■ RECORD EXCERPTS
»»

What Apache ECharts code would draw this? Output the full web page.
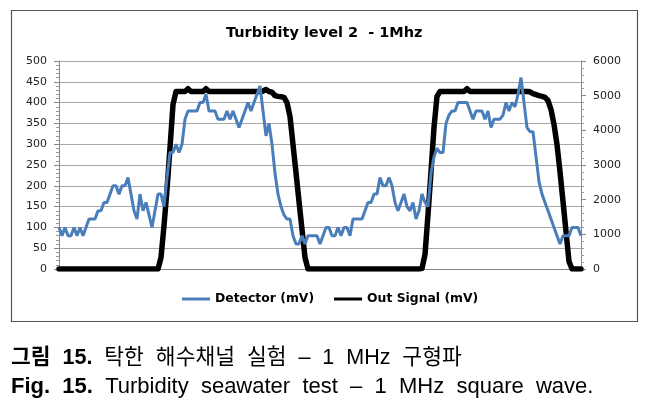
<!DOCTYPE html>
<html>
<head>
<meta charset="utf-8">
<script src="https://cdn.jsdelivr.net/npm/echarts@6/dist/echarts.min.js"></script>
<style>
html,body{margin:0;padding:0;background:#fff;}
#chart{width:658px;height:408px;}
</style>
</head>
<body>
<div id="chart"></div>
<script>
// ---- data ----
const titleText = 'Turbidity level 2  - 1Mhz';
const seriesNames = ['Detector (mV)', 'Out Signal (mV)'];
const leftTicks = [0, 50, 100, 150, 200, 250, 300, 350, 400, 450, 500];
const rightTicks = [0, 1000, 2000, 3000, 4000, 5000, 6000];

const detector = [
  100,80,100,80,80,100,80,100,80,100,
  120,120,120,140,140,160,160,180,200,200,
  180,200,200,220,180,140,120,180,140,160,
  130,100,140,180,180,150,220,280,280,300,
  280,300,360,380,380,380,380,400,400,420,
  380,380,380,360,360,360,380,360,380,360,
  340,360,380,400,380,400,420,440,380,320,
  350,300,230,180,150,130,120,120,80,60,
  60,80,60,80,80,80,80,60,80,100,
  100,80,80,100,80,100,100,80,120,120,
  120,120,140,160,160,180,180,220,200,200,
  220,200,160,140,160,180,150,140,160,120,
  140,180,160,150,230,270,290,280,280,350,
  370,380,380,400,400,400,400,380,360,380,
  380,380,360,380,340,360,360,360,370,400,
  380,400,390,420,460,400,340,330,330,270,
  210,180,160,140,120,100,80,60,80,80,
  80,100,100,100,80
];

const outSignal = [
  0,0,0,0,0,0,0,0,0,0,
  0,0,0,0,0,0,0,0,0,0,
  0,0,0,0,0,0,0,0,0,0,
  0,0,0,0,330,1250,2290,3500,4740,5120,
  5120,5120,5120,5200,5120,5120,5120,5120,5120,5200,
  5120,5120,5120,5120,5120,5120,5120,5120,5120,5120,
  5120,5120,5120,5120,5120,5120,5120,5120,5130,5180,
  5120,5100,5000,4980,4970,4950,4800,4400,3590,2780,
  1950,1140,330,0,0,0,0,0,0,0,
  0,0,0,0,0,0,0,0,0,0,
  0,0,0,0,0,0,0,0,0,0,
  0,0,0,0,0,0,0,0,0,0,
  0,20,420,1570,2810,4080,4980,5120,5120,5120,
  5120,5120,5120,5120,5120,5120,5200,5120,5120,5120,
  5120,5120,5120,5120,5120,5120,5120,5120,5120,5120,
  5120,5120,5120,5120,5120,5120,5120,5110,5060,5030,
  5000,4980,4950,4860,4600,4170,3590,2810,1950,1080,
  215,0,0,0,0
];

const samples = detector.map((_, i) => String(i + 1));

const captionKo = '{b|그림  15.}  탁한  해수채널  실험  –  1  MHz  구형파';
const captionEn = '{b|Fig.  15.}  Turbidity  seawater  test  –  1  MHz  square  wave.';

// ---- chart ----
const chart = echarts.init(document.getElementById('chart'), null, {renderer: 'canvas'});
const axisFont = {fontFamily: 'DejaVu Sans', fontSize: 11, color: '#222'};
const capFont = '"Liberation Sans", "Noto Sans CJK KR", sans-serif';

chart.setOption({
  animation: false,
  backgroundColor: '#fff',
  title: {
    text: titleText,
    left: 226,
    top: 26,
    padding: 0,
    textStyle: {fontFamily: 'DejaVu Sans', fontWeight: 'bold', fontSize: 14.5, color: '#000'}
  },
  legend: {
    data: seriesNames,
    left: 182,
    top: 293,
    padding: 0,
    icon: 'rect',
    itemWidth: 28,
    itemHeight: 3,
    itemGap: 20,
    textStyle: {fontFamily: 'DejaVu Sans', fontWeight: 'bold', fontSize: 12.4, color: '#000'}
  },
  grid: {left: 59, right: 77, top: 61, height: 208, containLabel: false},
  xAxis: {
    type: 'category',
    data: samples,
    boundaryGap: false,
    axisLine: {show: true, lineStyle: {color: '#888', width: 1}},
    axisTick: {show: false},
    axisLabel: {show: false},
    splitLine: {show: false}
  },
  yAxis: [
    {
      type: 'value',
      min: leftTicks[0],
      max: leftTicks[leftTicks.length - 1],
      interval: leftTicks[1] - leftTicks[0],
      position: 'left',
      axisLine: {show: true, lineStyle: {color: '#888', width: 1}},
      axisTick: {show: true, inside: false, length: 5, lineStyle: {color: '#888'}},
      minorTick: {show: true, splitNumber: 5, length: 3, lineStyle: {color: '#999'}},
      axisLabel: Object.assign({margin: 12, formatter: v => String(v)}, axisFont),
      splitLine: {show: true, lineStyle: {color: '#a6a6a6', width: 1}}
    },
    {
      type: 'value',
      min: rightTicks[0],
      max: rightTicks[rightTicks.length - 1],
      interval: rightTicks[1] - rightTicks[0],
      position: 'right',
      axisLine: {show: true, lineStyle: {color: '#888', width: 1}},
      axisTick: {show: true, inside: false, length: 5, lineStyle: {color: '#888'}},
      minorTick: {show: true, splitNumber: 5, length: 3, lineStyle: {color: '#999'}},
      axisLabel: Object.assign({margin: 12, formatter: v => String(v)}, axisFont),
      splitLine: {show: false}
    }
  ],
  series: [
    {
      name: seriesNames[0],
      type: 'line',
      yAxisIndex: 0,
      data: detector,
      symbol: 'none',
      z: 4,
      lineStyle: {color: '#4a7ebb', width: 3},
      itemStyle: {color: '#4a7ebb'}
    },
    {
      name: seriesNames[1],
      type: 'line',
      yAxisIndex: 1,
      data: outSignal,
      symbol: 'none',
      z: 3,
      lineStyle: {color: '#000', width: 5.5, join: 'round', cap: 'round'},
      itemStyle: {color: '#000'}
    }
  ],
  graphic: [
    {
      type: 'rect',
      shape: {x: 11.5, y: 10.5, width: 626, height: 311},
      style: {fill: 'none', stroke: '#555', lineWidth: 1.2},
      silent: true
    },
    {
      type: 'text',
      x: 11, y: 358,
      style: {
        text: captionKo,
        font: '21.5px ' + capFont,
        fill: '#000',
        textVerticalAlign: 'middle',
        rich: {b: {fontWeight: 'bold', fontSize: 21.5, fontFamily: capFont}}
      }
    },
    {
      type: 'text',
      x: 11, y: 387,
      style: {
        text: captionEn,
        font: '22px ' + capFont,
        fill: '#000',
        textVerticalAlign: 'middle',
        rich: {b: {fontWeight: 'bold', fontSize: 22, fontFamily: capFont}}
      }
    }
  ]
});
</script>
</body>
</html>
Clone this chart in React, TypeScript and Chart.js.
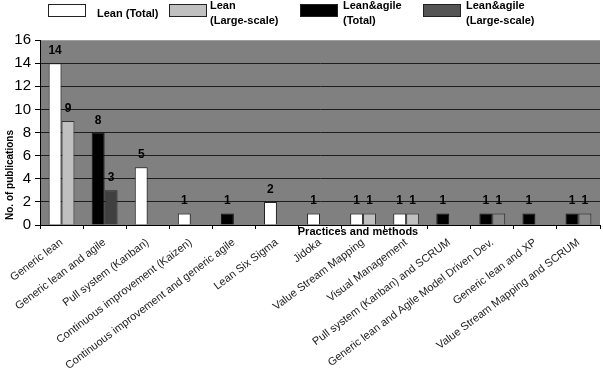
import { useEffect, useRef } from 'react';
import { Chart, registerables } from 'chart.js';

Chart.register(...registerables);

const categories = [
  'Generic lean',
  'Generic lean and agile',
  'Pull system (Kanban)',
  'Continuous improvement (Kaizen)',
  'Continuous improvement and generic agile',
  'Lean Six Sigma',
  'Jidoka',
  'Value Stream Mapping',
  'Visual Management',
  'Pull system (Kanban) and SCRUM',
  'Generic lean and Agile Model Driven Dev.',
  'Generic lean and XP',
  'Value Stream Mapping and SCRUM',
];

const leanTotal = [14, 0, 5, 1, 0, 2, 1, 1, 1, 0, 0, 0, 0];
const leanLarge = [9, 0, 0, 0, 0, 0, 0, 1, 1, 0, 0, 0, 0];
const leanAgileTotal = [0, 8, 0, 0, 1, 0, 0, 0, 0, 1, 1, 1, 1];
const leanAgileLarge = [0, 3, 0, 0, 0, 0, 0, 0, 0, 0, 1, 0, 1];

const yMin = 0;
const yMax = 16;
const yStep = 2;

const yTitle = 'No. of publications';
const xTitle = 'Practices and methods';

const FONT = "'Liberation Sans', Arial, sans-serif";

// zero counts are left empty so no flat bar outline is drawn
const toBars = (values: number[]) => values.map((v) => (v ? v : null));

const laLargeFill = categories.map((_, i) => (i === 1 ? '#404040' : '#8a8a8a'));

// Legend boxes drawn across the top of the canvas
const legendPlugin = {
  id: 'topLegend',
  afterDraw(chart: any) {
    const { ctx } = chart;
    const slots = [
      { box: 48, text: 97 },
      { box: 169, text: 210 },
      { box: 300, text: 343 },
      { box: 423, text: 466 },
    ];
    ctx.save();
    chart.data.datasets.forEach((ds: any, i: number) => {
      const s = slots[i];
      const fill = ds.legendFill || ds.backgroundColor;
      ctx.fillStyle = fill;
      ctx.fillRect(s.box, 4.5, 37, 12);
      ctx.strokeStyle = '#222';
      ctx.lineWidth = 1;
      ctx.strokeRect(s.box + 0.5, 4.5, 37, 12);
      ctx.fillStyle = '#000';
      ctx.font = `bold 11px ${FONT}`;
      ctx.textAlign = 'left';
      ctx.textBaseline = 'middle';
      const lines: string[] = ds.legendLines;
      if (lines.length === 1) {
        ctx.fillText(lines[0], s.text, 14);
      } else {
        ctx.fillText(lines[0], s.text, 6);
        ctx.fillText(lines[1], s.text, 21);
      }
    });
    ctx.restore();
  },
};

// Grey plot background, axis titles and value labels
const decorPlugin = {
  id: 'decor',
  beforeDraw(chart: any) {
    const { ctx, chartArea } = chart;
    ctx.save();
    ctx.fillStyle = '#808080';
    ctx.fillRect(chartArea.left, chartArea.top, chartArea.right - chartArea.left, chartArea.bottom - chartArea.top);
    ctx.restore();
  },
  afterDatasetsDraw(chart: any) {
    const { ctx } = chart;
    ctx.save();
    ctx.fillStyle = '#000';
    ctx.font = `bold 12px ${FONT}`;
    ctx.textAlign = 'center';
    ctx.textBaseline = 'alphabetic';
    chart.data.datasets.forEach((ds: any, di: number) => {
      const meta = chart.getDatasetMeta(di);
      meta.data.forEach((el: any, i: number) => {
        const v = ds.data[i];
        if (v === null || v === undefined) return;
        ctx.fillText(String(v), el.x, el.y - 9);
      });
    });
    ctx.restore();
  },
  afterDraw(chart: any) {
    const { ctx, chartArea } = chart;
    ctx.save();
    ctx.fillStyle = '#000';
    ctx.font = `bold 11px ${FONT}`;
    ctx.textAlign = 'center';
    ctx.textBaseline = 'middle';
    ctx.fillText(xTitle, 358, chartArea.bottom + 7);
    ctx.translate(10, 175);
    ctx.rotate(-Math.PI / 2);
    ctx.font = `bold 10px ${FONT}`;
    ctx.fillText(yTitle, 0, 0);
    ctx.restore();
  },
};

export default function App() {
  const canvasRef = useRef<HTMLCanvasElement | null>(null);

  useEffect(() => {
    document.body.style.margin = '0';
    const canvas = canvasRef.current;
    if (!canvas) return;
    const chart = new Chart(canvas, {
      type: 'bar',
      data: {
        labels: categories,
        datasets: [
          {
            label: 'Lean (Total)',
            legendLines: ['Lean (Total)'],
            data: toBars(leanTotal),
            stack: 'total',
            backgroundColor: '#ffffff',
            borderColor: '#222222',
            borderWidth: 1,
          },
          {
            label: 'Lean (Large-scale)',
            legendLines: ['Lean', '(Large-scale)'],
            data: toBars(leanLarge),
            stack: 'large',
            backgroundColor: '#c0c0c0',
            borderColor: '#333333',
            borderWidth: 1,
          },
          {
            label: 'Lean&agile (Total)',
            legendLines: ['Lean&agile', '(Total)'],
            data: toBars(leanAgileTotal),
            stack: 'total',
            backgroundColor: '#000000',
            borderColor: '#111111',
            borderWidth: 1,
          },
          {
            label: 'Lean&agile (Large-scale)',
            legendLines: ['Lean&agile', '(Large-scale)'],
            legendFill: '#555555',
            data: toBars(leanAgileLarge),
            stack: 'large',
            backgroundColor: laLargeFill,
            borderColor: '#222222',
            borderWidth: 1,
          },
        ] as any,
      },
      options: {
        animation: false,
        responsive: false,
        maintainAspectRatio: false,
        layout: { padding: { left: 0, right: 3, top: 40, bottom: 0 } },
        plugins: {
          legend: { display: false },
          tooltip: { enabled: false },
        },
        datasets: {
          bar: { categoryPercentage: 0.6, barPercentage: 1 },
        },
        scales: {
          x: {
            stacked: true,
            grid: {
              display: true,
              drawOnChartArea: false,
              drawTicks: true,
              tickLength: 4,
              color: '#000',
              offset: true,
            },
            border: { display: true, color: '#000', width: 1 },
            ticks: {
              autoSkip: false,
              minRotation: 37,
              maxRotation: 37,
              padding: 7,
              color: '#222',
              font: { family: FONT, size: 11 },
            },
            afterFit(scale: any) {
              scale.height = 153;
            },
          },
          y: {
            stacked: true,
            min: yMin,
            max: yMax,
            grid: {
              color: (c: any) => (c.tick && c.tick.value === yMax ? '#a0a0a0' : '#1e1e1e'),
              tickColor: '#000',
              tickLength: 5,
              lineWidth: 1,
            },
            border: { display: true, color: '#000', width: 1 },
            ticks: {
              stepSize: yStep,
              padding: 4,
              color: '#000',
              font: { family: FONT, size: 15 },
            },
            afterFit(scale: any) {
              scale.width = 40;
            },
          },
        },
      } as any,
      plugins: [decorPlugin, legendPlugin],
    });
    return () => chart.destroy();
  }, []);

  return (
    <div style={{ width: 603, height: 378, background: '#fff' }}>
      <canvas ref={canvasRef} width={603} height={378} style={{ display: 'block' }} />
    </div>
  );
}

««

■ PROBLEM
Extract every line containing the string "this" from the data above.

■ REPLY
What Apache ECharts code would draw this? Output the full web page.
Clone this chart in React, TypeScript and Chart.js.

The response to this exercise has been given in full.